Serangan udara AS terhadap fasilitas nuklir Isfahan, Natanz, dan Fordow dilakukan menggunakan 125 pesawat, termasuk pembom siluman B-2, dan dijatuhkan bom penghancur bunker GBU-57.
Washington mengklaim serangan ini bertujuan melumpuhkan program nuklir Iran yang dituduh hendak memproduksi senjata nuklir. Namun, klaim itu belum terbukti secara internasional.
Iran membantah tuduhan tersebut dan menyebut program nuklirnya murni untuk kepentingan sipil. “Kami tidak mencari perang, tapi kami akan membalas jika diserang,” ujar Pezeshkian dalam pidato publik di Teheran.
Menurut Pezeshkian, motif utama AS bukan semata-mata soal keamanan nuklir, melainkan penguasaan geopolitik dan ekonomi.

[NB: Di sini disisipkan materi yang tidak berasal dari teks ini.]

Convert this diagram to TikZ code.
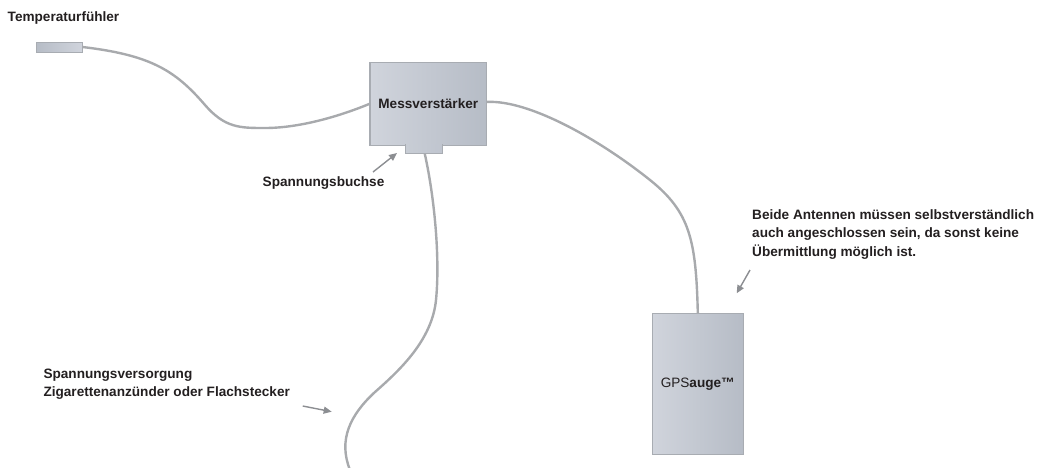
\documentclass[tikz,border=0pt]{standalone}
\usepackage{fontspec}
\setmainfont{Liberation Sans}
\usepackage{xcolor}
\usepackage{tikz}
\usetikzlibrary{arrows.meta}
\definecolor{textdark}{RGB}{35, 31, 32}
\definecolor{cablegray}{RGB}{168, 170, 173}
\definecolor{arrowgray}{RGB}{140, 142, 146}
\definecolor{boxlight}{RGB}{208, 212, 220}
\definecolor{boxdark}{RGB}{182, 188, 198}
\definecolor{boxline}{RGB}{168, 172, 178}
\definecolor{notchlight}{RGB}{200, 205, 213}
\definecolor{notchdark}{RGB}{192, 197, 207}

\begin{document}
\begin{tikzpicture}[x=1pt, y=-1pt,
    every node/.style={font=\fontsize{13.6}{18.4}\selectfont\bfseries, text=textdark, inner sep=0pt},
    device/.style={draw=boxline, line width=1.1pt, left color=boxlight, right color=boxdark},
    cable/.style={draw=cablegray, line width=2.4pt},
    pointer/.style={draw=arrowgray, line width=1.4pt, -{Triangle[length=8pt, width=7pt]}},
    note/.style={align=left}]
    \useasboundingbox (0,0) rectangle (1038,467);

    % Geraete
    \node[device, line width=1pt, minimum width=46pt, minimum height=10pt, left color=boxdark, right color=boxlight] (fuehler) at (59,47) {};
    \node[device, minimum width=116.7pt, minimum height=82.3pt] (mv) at (428.3,103.9) {Messverstärker};
    \node[device, draw=none, minimum width=35.7pt, minimum height=8.8pt, left color=notchlight, right color=notchdark] (buchse) at (423.8,148.9) {};
    \draw[draw=boxline, line width=1.1pt] (buchse.north west) |- (buchse.south east) -- (buchse.north east);
    \node[device, minimum width=91pt, minimum height=140.7pt] (gps) at (697.8,383.7) {{\mdseries GPS}auge™};

    % Beschriftungen
    \node[anchor=base west] (fuehlerlabel) at (7.5,21) {Temperaturfühler};
    \node[anchor=base west] (buchselabel) at (262.5,186.5) {Spannungsbuchse};
    \node[note, anchor=north west] (versorgung) at (43.3,368.3) {Spannungsversorgung\\Zigarettenanzünder oder Flachstecker};
    \node[note, anchor=north west] (antennen) at (752,209.3) {Beide Antennen müssen selbstverständlich\\auch angeschlossen sein, da sonst keine\\Übermittlung möglich ist.};

    % Kabel
    \coordinate (stecker) at (350,470);
    \draw[cable] (fuehler.east) .. controls (150,55) and (175,70) .. (205,105)
        .. controls (225,128) and (240,128) .. (265,128)
        .. controls (300,128) and (340,116) .. (mv.west);
    \draw[cable] ([yshift=2pt]mv.east) .. controls (530,100) and (600,140) .. (650,180)
        .. controls (690,212) and (696,240) .. (gps.north);
    \draw[cable] ([xshift=1pt]buchse.south) .. controls (435,200) and (440,260) .. (436,300)
        .. controls (432,340) and (400,370) .. (375,392)
        .. controls (350,415) and (338,440) .. (stecker);

    % Hinweispfeile
    \coordinate (buchsefrom) at (373,172);
    \coordinate (buchseto) at (397,153);
    \coordinate (versorgungfrom) at (302.7,406);
    \coordinate (versorgungto) at (331.7,411.7);
    \coordinate (antennenfrom) at (750,270);
    \coordinate (antennento) at (736.7,293.3);
    \draw[pointer] (buchsefrom) -- (buchseto);
    \draw[pointer] (versorgungfrom) -- (versorgungto);
    \draw[pointer] (antennenfrom) -- (antennento);
\end{tikzpicture}
\end{document}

“Mereka menjarah sumber daya alam negara-negara Islam, menghamburkan senjata ke wilayah ini, dan menyulut konflik horizontal,” tambahnya.
Pernyataan ini memperkuat persepsi yang berkembang di sejumlah negara mayoritas Muslim bahwa keterlibatan militer Barat sering kali berkorelasi dengan eksploitasi ekonomi dan politik.

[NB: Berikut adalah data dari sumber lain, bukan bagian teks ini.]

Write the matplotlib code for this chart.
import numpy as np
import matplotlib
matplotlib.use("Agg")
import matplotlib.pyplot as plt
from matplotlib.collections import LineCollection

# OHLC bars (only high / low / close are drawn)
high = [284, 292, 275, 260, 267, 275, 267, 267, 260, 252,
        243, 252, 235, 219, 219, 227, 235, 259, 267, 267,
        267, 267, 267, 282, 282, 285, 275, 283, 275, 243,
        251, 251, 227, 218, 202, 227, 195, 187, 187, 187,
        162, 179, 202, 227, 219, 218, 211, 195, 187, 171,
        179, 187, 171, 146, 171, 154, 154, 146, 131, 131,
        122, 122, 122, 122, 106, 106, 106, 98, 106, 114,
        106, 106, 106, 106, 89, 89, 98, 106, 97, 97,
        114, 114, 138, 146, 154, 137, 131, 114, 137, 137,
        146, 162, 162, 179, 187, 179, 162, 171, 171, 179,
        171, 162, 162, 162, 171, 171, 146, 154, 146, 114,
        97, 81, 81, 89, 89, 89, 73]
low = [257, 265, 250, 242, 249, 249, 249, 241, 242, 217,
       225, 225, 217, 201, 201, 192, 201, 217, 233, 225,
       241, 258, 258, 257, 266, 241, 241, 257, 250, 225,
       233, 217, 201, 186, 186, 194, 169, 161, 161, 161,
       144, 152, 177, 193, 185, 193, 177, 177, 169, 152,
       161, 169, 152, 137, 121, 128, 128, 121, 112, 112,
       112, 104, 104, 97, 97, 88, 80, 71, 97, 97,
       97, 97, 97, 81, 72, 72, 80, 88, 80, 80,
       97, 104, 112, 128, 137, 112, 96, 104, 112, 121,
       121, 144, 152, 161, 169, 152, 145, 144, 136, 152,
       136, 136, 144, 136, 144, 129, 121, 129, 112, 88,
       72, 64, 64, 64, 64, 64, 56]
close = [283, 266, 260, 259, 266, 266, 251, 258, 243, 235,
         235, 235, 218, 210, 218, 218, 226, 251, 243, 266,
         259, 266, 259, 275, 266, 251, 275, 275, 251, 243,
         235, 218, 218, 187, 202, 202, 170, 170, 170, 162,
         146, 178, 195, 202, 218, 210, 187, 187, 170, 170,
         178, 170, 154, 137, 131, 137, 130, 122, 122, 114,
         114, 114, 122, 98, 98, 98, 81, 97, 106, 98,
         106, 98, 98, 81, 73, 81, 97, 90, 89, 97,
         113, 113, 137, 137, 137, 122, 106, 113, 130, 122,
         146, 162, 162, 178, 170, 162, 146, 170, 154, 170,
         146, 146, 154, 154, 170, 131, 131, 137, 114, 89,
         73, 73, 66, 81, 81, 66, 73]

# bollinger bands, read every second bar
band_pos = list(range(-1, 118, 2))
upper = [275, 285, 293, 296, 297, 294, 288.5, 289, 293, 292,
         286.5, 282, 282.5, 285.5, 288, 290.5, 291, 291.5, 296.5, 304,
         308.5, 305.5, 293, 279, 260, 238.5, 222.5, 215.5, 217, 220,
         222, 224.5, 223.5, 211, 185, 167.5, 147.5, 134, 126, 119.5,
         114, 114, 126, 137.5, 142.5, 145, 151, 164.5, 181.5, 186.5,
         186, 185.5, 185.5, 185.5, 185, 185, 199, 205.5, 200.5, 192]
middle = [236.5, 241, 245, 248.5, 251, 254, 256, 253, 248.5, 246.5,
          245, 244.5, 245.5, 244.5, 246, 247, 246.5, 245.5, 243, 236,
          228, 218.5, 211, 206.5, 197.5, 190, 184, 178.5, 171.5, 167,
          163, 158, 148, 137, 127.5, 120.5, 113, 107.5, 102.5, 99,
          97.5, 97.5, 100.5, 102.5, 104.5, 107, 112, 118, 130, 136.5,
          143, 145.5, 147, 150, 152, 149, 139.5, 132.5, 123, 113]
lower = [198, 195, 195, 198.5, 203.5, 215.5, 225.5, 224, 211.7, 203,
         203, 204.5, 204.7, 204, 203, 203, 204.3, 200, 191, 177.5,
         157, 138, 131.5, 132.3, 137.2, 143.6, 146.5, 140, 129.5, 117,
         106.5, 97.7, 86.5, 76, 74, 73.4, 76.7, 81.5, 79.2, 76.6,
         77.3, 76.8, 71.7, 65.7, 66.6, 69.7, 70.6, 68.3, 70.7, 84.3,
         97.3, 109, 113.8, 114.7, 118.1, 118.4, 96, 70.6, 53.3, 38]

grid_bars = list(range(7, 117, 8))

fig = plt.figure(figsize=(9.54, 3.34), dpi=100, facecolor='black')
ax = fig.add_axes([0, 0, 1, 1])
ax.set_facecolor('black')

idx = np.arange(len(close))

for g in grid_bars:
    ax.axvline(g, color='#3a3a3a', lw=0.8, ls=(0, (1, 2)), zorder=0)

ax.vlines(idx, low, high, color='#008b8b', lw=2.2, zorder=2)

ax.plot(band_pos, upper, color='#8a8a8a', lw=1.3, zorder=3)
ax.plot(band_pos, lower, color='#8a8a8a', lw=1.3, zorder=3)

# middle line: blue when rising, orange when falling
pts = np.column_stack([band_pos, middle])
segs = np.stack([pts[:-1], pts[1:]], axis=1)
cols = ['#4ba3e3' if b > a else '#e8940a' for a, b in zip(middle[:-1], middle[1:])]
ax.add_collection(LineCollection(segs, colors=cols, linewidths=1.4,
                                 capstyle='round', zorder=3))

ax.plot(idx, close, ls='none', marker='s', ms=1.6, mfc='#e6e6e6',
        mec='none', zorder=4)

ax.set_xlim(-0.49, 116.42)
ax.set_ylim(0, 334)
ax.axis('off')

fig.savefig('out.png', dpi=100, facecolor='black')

Dalam panggilan telepon yang sama, PM Pakistan Shahbaz Sharif menyatakan dukungannya terhadap Iran dan mengecam serangan AS sebagai “pelanggaran hukum internasional dan Piagam IAEA.” Ia juga menegaskan bahwa Pakistan akan membawa isu ini ke forum-forum internasional.
“Dialog dan diplomasi adalah satu-satunya jalan untuk meredakan ketegangan,” kata Sharif, seperti dikutip dari Geo News.

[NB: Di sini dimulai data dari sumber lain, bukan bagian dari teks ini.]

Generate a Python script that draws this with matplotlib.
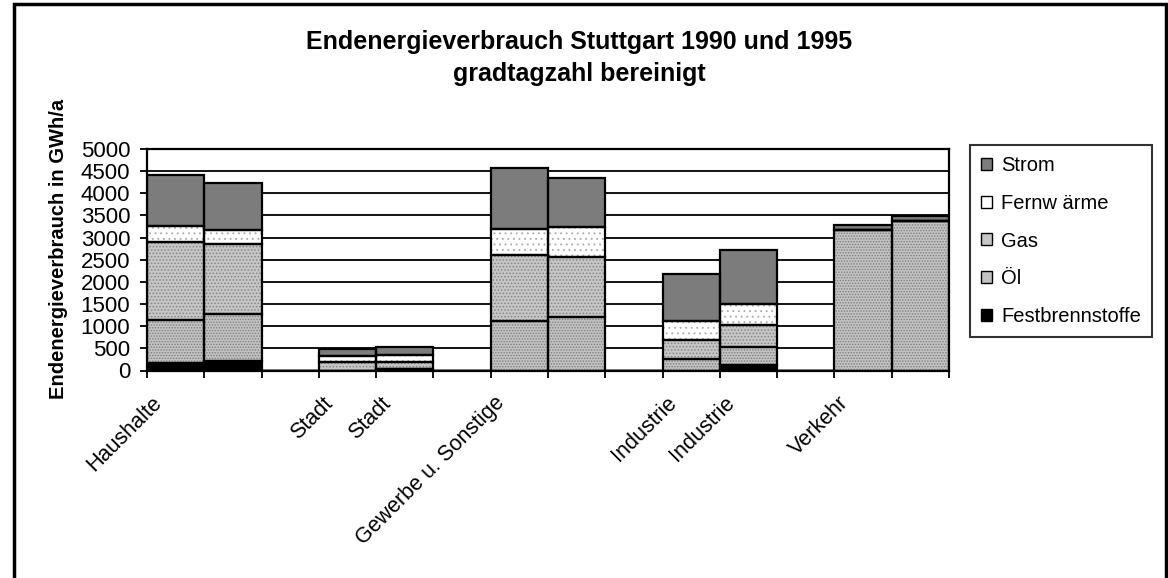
import numpy as np
import matplotlib.pyplot as plt
from matplotlib.patches import Patch, Rectangle
import matplotlib.transforms as mtransforms

plt.rcParams['font.family'] = ['Liberation Sans', 'DejaVu Sans']
plt.rcParams['hatch.linewidth'] = 0.7

# categories as in the original sheet (empty slots = gaps between groups)
categories = ['Haushalte', '', '', 'Stadt', 'Stadt', '', 'Gewerbe u. Sonstige', '',
              '', 'Industrie', 'Industrie', '', 'Verkehr', '']

# GWh/a, 1990 / 1995 bar pairs
fest = [165, 210, 0, 0, 45, 0, 0, 0, 0, 0, 130, 0, 0, 0]
oel = [980, 1070, 0, 0, 0, 0, 1110, 1210, 0, 265, 395, 0, 3175, 3365]
gas = [1755, 1575, 0, 185, 140, 0, 1490, 1355, 0, 415, 500, 0, 0, 0]
fern = [370, 325, 0, 145, 170, 0, 600, 675, 0, 435, 470, 0, 0, 0]
strom = [1140, 1055, 0, 155, 180, 0, 1360, 1095, 0, 1055, 1215, 0, 115, 115]

names = ['Festbrennstoffe', 'Öl', 'Gas', 'Fernw ärme', 'Strom']
faces = ['black', '#c2c2c2', '#c6c6c6', 'white', '#7c7c7c']
hatches = [None, '......', '.....', '...', None]
hatch_cols = [None, '#808080', '#868686', '#b0b0b0', None]

fig = plt.figure(figsize=(11.68, 5.78), dpi=100)
ax = fig.add_axes([147 / 1168, 1 - 370.5 / 578, 802 / 1168, 221.5 / 578])

x = np.arange(len(categories))
bottom = np.zeros(len(categories))
for vals, face, h, hc in zip([fest, oel, gas, fern, strom], faces, hatches, hatch_cols):
    vals = np.array(vals, dtype=float)
    ax.bar(x, vals, 1.0, bottom=bottom, color=face, lw=0, zorder=2)
    if h:
        ax.bar(x, vals, 1.0, bottom=bottom, fill=False, hatch=h, edgecolor=hc, lw=0, zorder=3)
    ax.bar(x, vals, 1.0, bottom=bottom, fill=False, edgecolor='black', lw=1.6, zorder=4)
    bottom += vals

ax.set_xlim(-0.5, len(categories) - 0.5)
ax.set_ylim(0, 5000)
ax.set_yticks(np.arange(0, 5001, 500))
ax.yaxis.grid(True, color='black', lw=1.3)
ax.set_axisbelow(True)
for s in ax.spines.values():
    s.set_linewidth(1.6)

ax.tick_params(axis='y', labelsize=16, length=5, width=1.3, pad=7)
ax.set_xticks(x)
ax.set_xticklabels(categories, rotation=45, ha='right', va='top', fontsize=15.5)
ax.set_xticks(np.arange(-0.5, len(categories)), minor=True)
ax.tick_params(axis='x', which='major', length=0, pad=16)
ax.tick_params(axis='x', which='minor', length=5, width=1.3)
offset = mtransforms.ScaledTranslation(-10 / 100, 0, fig.dpi_scale_trans)
for lab in ax.get_xticklabels():
    lab.set_transform(lab.get_transform() + offset)

fig.text(579 / 1168, 1 - 42 / 578, 'Endenergieverbrauch Stuttgart 1990 und 1995',
         ha='center', va='center', fontsize=18, fontweight='bold')
fig.text(579 / 1168, 1 - 74 / 578, 'gradtagzahl bereinigt',
         ha='center', va='center', fontsize=18, fontweight='bold')
fig.text(58 / 1168, 1 - 249 / 578, 'Endenergieverbrauch in GWh/a', rotation=90,
         ha='center', va='center', fontsize=14.5, fontweight='bold')

handles = [Patch(facecolor=f, edgecolor='black', lw=1.0) for f in faces][::-1]
leg = fig.legend(handles, names[::-1], loc='upper left', bbox_to_anchor=(970 / 1168, 1 - 145 / 578),
                 fontsize=14.5, frameon=True, fancybox=False, borderaxespad=0,
                 handlelength=0.55, handleheight=0.55, handletextpad=0.45,
                 labelspacing=0.93, borderpad=0.55)
leg.get_frame().set_edgecolor('black')
leg.get_frame().set_linewidth(1.5)

fig.patches.append(Rectangle((14 / 1168, -0.02), 1152 / 1168, 1.02 - 4 / 578,
                             transform=fig.transFigure, fill=False, edgecolor='black', lw=2.5))

fig.savefig('out.png', dpi=100)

Ketegangan ini berpotensi memperluas konflik di kawasan yang kaya akan cadangan minyak dan gas bumi.
Menurut data BP Statistical Review, Timur Tengah menyimpan lebih dari 48% cadangan minyak dunia dan 43% cadangan gas alam global.
Ketidakstabilan di wilayah ini tak hanya mengancam keamanan regional, tetapi juga pasokan energi global.
“Konflik ini akan berdampak langsung pada harga minyak dunia. Jika Iran membalas ke fasilitas AS di Teluk, kita bisa melihat lonjakan harga ke atas US$120 per barel,” ujar Dr. Farid Daryani, analis geopolitik energi dari Universitas Teheran.
Iran telah meluncurkan rudal ke pangkalan AS di Qatar, namun serangan tersebut berhasil digagalkan.
Meski begitu, Ayatollah Ali Khamenei menyatakan, “Keterlibatan militer AS akan menjadi bumerang bagi mereka sendiri.”
Sejumlah negara seperti Rusia dan Irak telah menyatakan keprihatinan atas eskalasi ini. Sementara Sekjen PBB António Guterres menyebut situasi ini sebagai “eskalasi berbahaya” dan menyerukan semua pihak untuk menahan diri.
Pernyataan Pezeshkian bukan hanya kritik politik, tapi juga mencerminkan pergeseran narasi geopolitik Timur Tengah.
Ketika negara-negara di kawasan mulai mempersoalkan “kehadiran permanen” AS, tekanan terhadap Washington untuk merevisi pendekatan militernya bisa meningkat, terutama dari negara-negara mitra seperti Turki, Qatar, dan bahkan Arab Saudi yang mulai menjaga jarak dari kebijakan luar negeri agresif AS.